America’s Post-Pandemic Geography

America’s Post-Pandemic Geography
AP Photo/Mark Humphrey, File
Even as vaccination increases across the United States and an end to the tragedy of the Covid-19 pandemic seems in sight, the economic, fiscal, political, and geographic fallout from the virus cannot be overstated: a massive public health crisis that left more than half a million Americans dead, an economic catastrophe that caused record unemployment and small-business closures, and a seismic political event that surely helped tip the presidential election. The pandemic will pass, and the economy will revive, as it is already doing. But in geographic terms, today’s Covid-precipitated crises may well prove to be the most transformative event that America has experienced since the great migration to the suburbs after World War II. After hitting record lows, mobility is up as a result of the pandemic. Between 14 million and 23 million Americans say that they are likely to move as a result of their ability to work remotely, according to research by economist Adam Ozimek. These geographic shifts are even more critical because they point in many directions and represent less a fundamental break with the past and more an acceleration of changes already under way in how we live and work.

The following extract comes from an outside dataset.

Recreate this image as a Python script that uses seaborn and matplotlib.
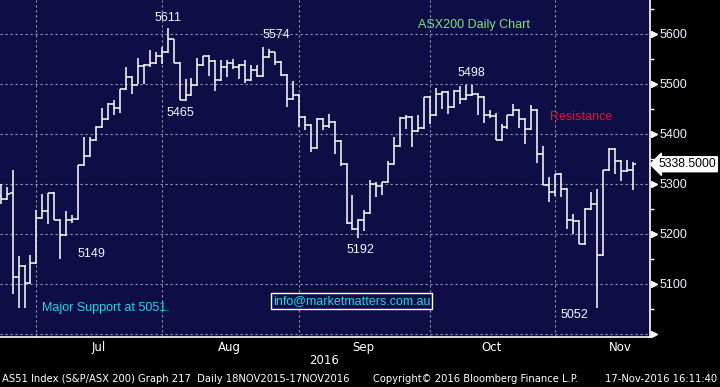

America’s economic geography has long been shaped by the interplay of pull and push forces. On the one hand, centrifugal forces pull some people out of cities: families seek more affordable space, backyards, and access to better schools. With the wider scope of choice that remote work affords, some are casting their nets wider and moving farther afield, not just to suburbs but also to other cities, smaller metro areas, and even rural communities. On the other hand, centripetal forces remain that push other groups and activities toward urban centers. College-educated young people in their mid-twenties to mid-thirties have accounted for roughly half the revival of close-in urban neighborhoods (those located near a metro area’s central business district) over the past decade, according to research by Joe Cortright of City Observatory. They are likely to do so, perhaps even more profoundly, in the decade ahead, propelled in part by falling urban real-estate prices. Superstar cities may regain some of their former creativity as artists, musicians, writers, and the like, many uprooted by the pandemic, can once again afford to live in them.